IRS Audit Issue Going to Supreme Court

If the IRS is thinking about auditing you, they currently have 3 years from the date your return is filed to decide. It’s called the Assessment Statute Expiration Date (ASED). There is an exception: in cases where the taxpayer omits 25% or more of his gross income, the IRS has 6 years to initiate an audit.

A number of lower courts have ruled one way or another on what constitutes a 25% income omission, and now the US Supreme Court has agreed to review the issue. Of course the IRS would like as much time as they can get, so they argue for a liberal interpretation. They argue that anything having the same effect as a 25% income omission (like an overstated tax basis) should result in a 3 year extension of the statute.

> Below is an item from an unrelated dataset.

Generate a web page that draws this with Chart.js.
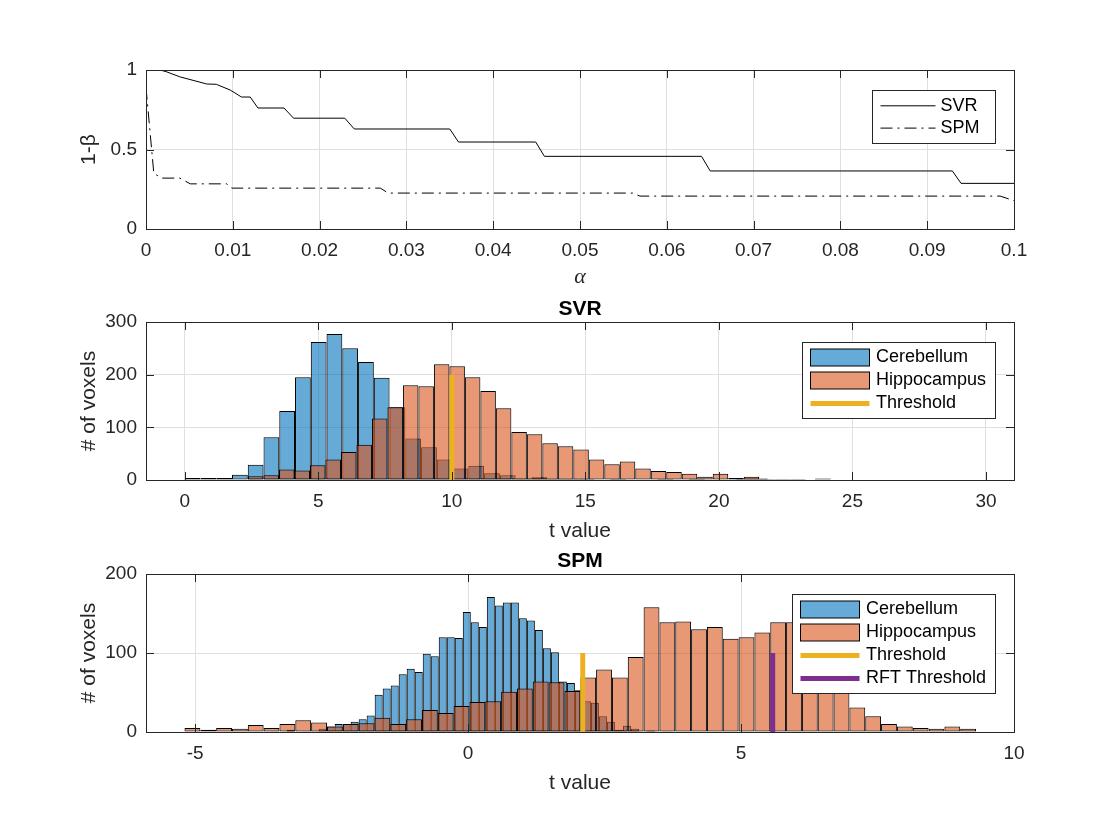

The case that the Supreme Court agreed to hear is Home Concrete & Supply v. U.S.We need to keep an eye on this one. Currently it is not very common to see tax liabilities going back more than 10 years. The Collection Statute Expiration Date (CSED) on federal tax liabilities is 10 years; after that, the liability drops off the books. But the clock starts to run when the liability is assessed, so if the IRS waits 3 years to conduct an audit and assess the tax on your 2005 return, it would expire (at the very soonest) 13 years later — in 2019. This is assuming the return was filed on time (April 2006) and no other clock-stopping events have occurred in the interim.

If the Supreme Court rules in favor of the IRS, then we could start seeing more 16-year-old liabilities here and there.